スポーツ物見遊山BACK NUMBER
実は山田太郎は「ドカベン」と呼ばれてない? 野球観を変えた水島新司の功績を振り返る
text by
高木圭介Keisuke Takagi
photograph byJIJI PRESS
posted2020/12/19 17:03
46年続いた野球漫画『ドカベン』の連載が最終回を迎えた「週刊少年チャンピオン」特別号
当時では驚異の単行本巻数
さらにもう1つ、水島作品といえば単行本の巻数が多いことでも有名。新聞連載の四コマ作品である『サザエさん』(姉妹社版全68巻=長谷川町子)は、昔も今も別格扱いではあったが、連続モノであるドカベン単行本の全48巻は当時、驚異の巻数だった。
現在でこそ、巻数が100を超えるコミックも珍しくないが、昭和56年春のドカベン連載終了時、『こちら葛飾区亀有公園前派出所』(ジャンプコミックス全200巻=秋本治)はまだ16巻程度、少女漫画の金字塔『ガラスの仮面』(花とゆめコミックスで現在全49巻=美内すずえ)も20巻に達していなかった。
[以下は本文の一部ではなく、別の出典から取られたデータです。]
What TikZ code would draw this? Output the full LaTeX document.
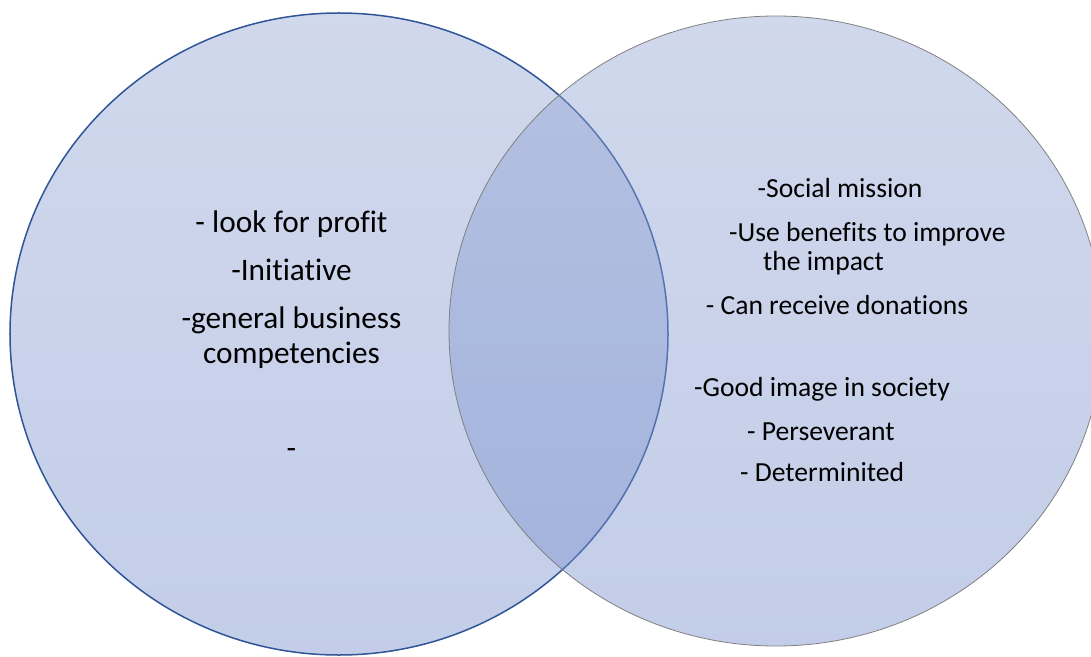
\documentclass[tikz,border=0pt]{standalone}
\usepackage{fontspec}
\setmainfont[Ligatures={CommonOff}]{Carlito}
\usetikzlibrary{shapes.geometric}
\definecolor{circtop}{RGB}{148,166,212}
\definecolor{circbot}{RGB}{118,142,204}
\definecolor{leftline}{RGB}{47,85,151}
\definecolor{rightline}{RGB}{128,128,128}
\tikzset{
  vcircle/.style={ellipse, inner sep=0pt, top color=circtop, bottom color=circbot, fill opacity=0.44, draw opacity=1},
  lefttxt/.style={anchor=base, inner sep=0pt, font=\fontsize{31.4}{34}\selectfont, text=black},
  righttxt/.style={anchor=base west, inner sep=0pt, font=\fontsize{27.7}{30}\selectfont, text=black}
}
\begin{document}
\begin{tikzpicture}[x=1bp, y=-1bp]
\useasboundingbox (0,0) rectangle (1091,657);
\clip (0,0) rectangle (1091,657);
\node[vcircle, draw=leftline, line width=1.5bp, minimum width=658bp, minimum height=642bp] (leftset) at (339,334) {};
\node[vcircle, draw=rightline, line width=0.8bp, minimum width=654bp, minimum height=630bp] (rightset) at (776,331) {};
% left texts
\node[lefttxt] (l1) at (291.5,232.5) {- look for profit};
\node[lefttxt] (l2) at (291.5,280) {-Initiative};
\node[lefttxt] (l3) at (291.5,328) {-general business};
\node[lefttxt] (l4) at (291.5,363) {competencies};
\node[lefttxt] (l5) at (291.5,458) {-};
% right texts
\node[righttxt] (r1) at (757.5,197.7) {-Social mission};
\node[righttxt] (r2) at (729,241.7) {-Use benefits to improve};
\node[righttxt] (r3) at (763,270) {the impact};
\node[righttxt] (r4) at (705.7,314) {- Can receive donations};
\node[righttxt] (r5) at (694,396) {-Good image in society};
\node[righttxt] (r6) at (747,440.7) {- Perseverant};
\node[righttxt] (r7) at (740,481.8) {- Determinited};
\end{tikzpicture}
\end{document}
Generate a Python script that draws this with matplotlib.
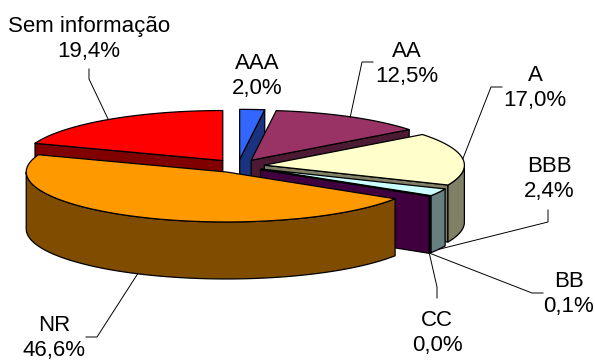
import numpy as np
import matplotlib.pyplot as plt
from matplotlib.patches import Polygon
from matplotlib.colors import to_rgb

# rating distribution (%), clockwise from 12 o'clock
ratings = ['AAA', 'AA', 'A', 'BBB', 'BB', 'CC', 'NR', 'Sem informação']
shares = [2.0, 12.5, 17.0, 2.4, 0.1, 0.0, 46.6, 19.4]

face_colors = ['#3366FF', '#993366', '#FFFFCC', '#CCFFFF', '#800080',
               '#FF8080', '#FF9900', '#FF0000']

# label centre and leader elbow (pixel coords), None = no leader
label_pos = {
    'AAA': ((257, 76), None),
    'AA': ((407, 64), [(373, 62), (362, 62)]),
    'A': ((535, 88), [(502, 87), (491, 87)]),
    'BBB': ((549, 179), [(548, 210), (548, 222)]),
    'BB': ((569, 294), [(543, 293), (532, 293)]),
    'CC': ((437, 333), [(437, 298), (437, 287)]),
    'NR': ((54, 338), [(86, 337), (97, 337)]),
    'Sem informação': ((89, 39), [(89, 69), (89, 79)]),
}

# projected pie geometry (pixels)
cx, cy = 238, 166
a, b = 200, 50       # ellipse semi-axes
h = 57               # thickness
explode = 0.133

plt.rcParams['font.family'] = ['Liberation Sans', 'DejaVu Sans']
fig = plt.figure(figsize=(5.95, 3.6), dpi=100)
ax = fig.add_axes([0, 0, 1, 1])
ax.set_xlim(0, 595)
ax.set_ylim(360, 0)
ax.axis('off')


def rim(t, ox, oy, z=0.0, r=1.0):
    t = np.radians(t)
    return cx + ox + a * r * np.sin(t), cy + oy - b * r * np.cos(t) + z


def shade(c):
    return tuple(0.5 * v for v in to_rgb(c))


def poly(pts, color):
    ax.add_patch(Polygon(pts, closed=True, facecolor=color,
                         edgecolor='black', linewidth=0.9, joinstyle='round'))


# slice angles
edges = np.concatenate([[0], np.cumsum(shares)]) * 3.6
slices = []
for i, name in enumerate(ratings):
    t1, t2 = edges[i], edges[i + 1]
    mid = 0.5 * (t1 + t2)
    ox = explode * a * np.sin(np.radians(mid))
    oy = -explode * b * np.cos(np.radians(mid))
    slices.append((name, shares[i], t1, t2, mid, ox, oy, face_colors[i]))

# back to front
for name, v, t1, t2, mid, ox, oy, col in sorted(slices, key=lambda s: -np.cos(np.radians(s[4]))):
    if v <= 0:
        continue
    side = shade(col)
    apex = (cx + ox, cy + oy)
    apex_low = (cx + ox, cy + oy + h)
    # radial faces
    if np.sin(np.radians(t1)) < -1e-9:
        poly([apex, rim(t1, ox, oy), rim(t1, ox, oy, h), apex_low], side)
    if np.sin(np.radians(t2)) > 1e-9:
        poly([apex, rim(t2, ox, oy), rim(t2, ox, oy, h), apex_low], side)
    # outer wall, front half only
    w1, w2 = max(t1, 90), min(t2, 270)
    if w2 > w1:
        tt = np.linspace(w1, w2, 80)
        upper = [rim(t, ox, oy) for t in tt]
        lower = [rim(t, ox, oy, h) for t in tt[::-1]]
        poly(upper + lower, side)
    # top
    tt = np.linspace(t1, t2, max(3, int((t2 - t1) * 2)))
    poly([apex] + [rim(t, ox, oy) for t in tt], col)

# labels and leader lines
for name, v, t1, t2, mid, ox, oy, col in slices:
    (tx, ty), elbow = label_pos[name]
    txt = name + '\n' + ('%.1f' % v).replace('.', ',') + '%'
    ax.text(tx, ty, txt, ha='center', va='center', fontsize=16,
            linespacing=1.25, color='black')
    if elbow:
        z = h if np.cos(np.radians(mid)) < 0 else 0
        end = rim(mid, ox, oy, z)
        xs = [p[0] for p in elbow] + [end[0]]
        ys = [p[1] for p in elbow] + [end[1]]
        ax.plot(xs, ys, color='black', linewidth=0.7)

fig.savefig('out.png', dpi=100)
『ドカベン』と巻数を張り合っていたのは、週刊少年キング(少年画報社)で、ともに昭和54年に連載終了した『ワイルド7』(望月三起也)の全48巻や、『サイクル野郎』(荘司としお)の全37巻(ともにヒットコミックス)ぐらいだった記憶がある。
その時点で、まさかドカベンが『大甲子園』(全26巻)、『~プロ野球編』(全52巻)、『~スーパースターズ編』(全45巻)、『~ドリームトーナメント編』(全34巻)とまだまだ続き、21世紀に入ってもなお、壮大なる“ドカベン・サーガ”を形成し続けることになるとは夢にも思っていなかった。
電子書籍化を望む声は多い
ドカベンだけでも計205冊、『あぶさん』は全107冊……。水島作品とともに人生を歩んできた読者ならば、誰しもが「もう一度、読み直してみたい」と思うのは当然。しか~し、あまりの巻数の多さに、よほどの覚悟がないと手が出せなくなっているのも事実。
これは金銭的なモノよりも、日本の住宅事情による理由が大きい。これら膨大な作品を保管しておく場所の確保が……無理。ドカベンに熱中していたのは現在、妻や子ども、家族の厳しい視線の中に生きる中年男性が多いのである。場所をとらない電子書籍こそが、ドカベン・サーガ再読に最適なはずなのだが、現在、水島作品は電子書籍化されていない……。
御年81歳、残念だが水島先生の引退宣言は受け止めるしかない。しかし、漫画による野球文化伝承のため、21世紀の少年少女たちに水島ワールドの洗礼を浴びせ、啓蒙するために、早急に作品の電子書籍化を認めて欲しいと願うのは、筆者だけではないだろう。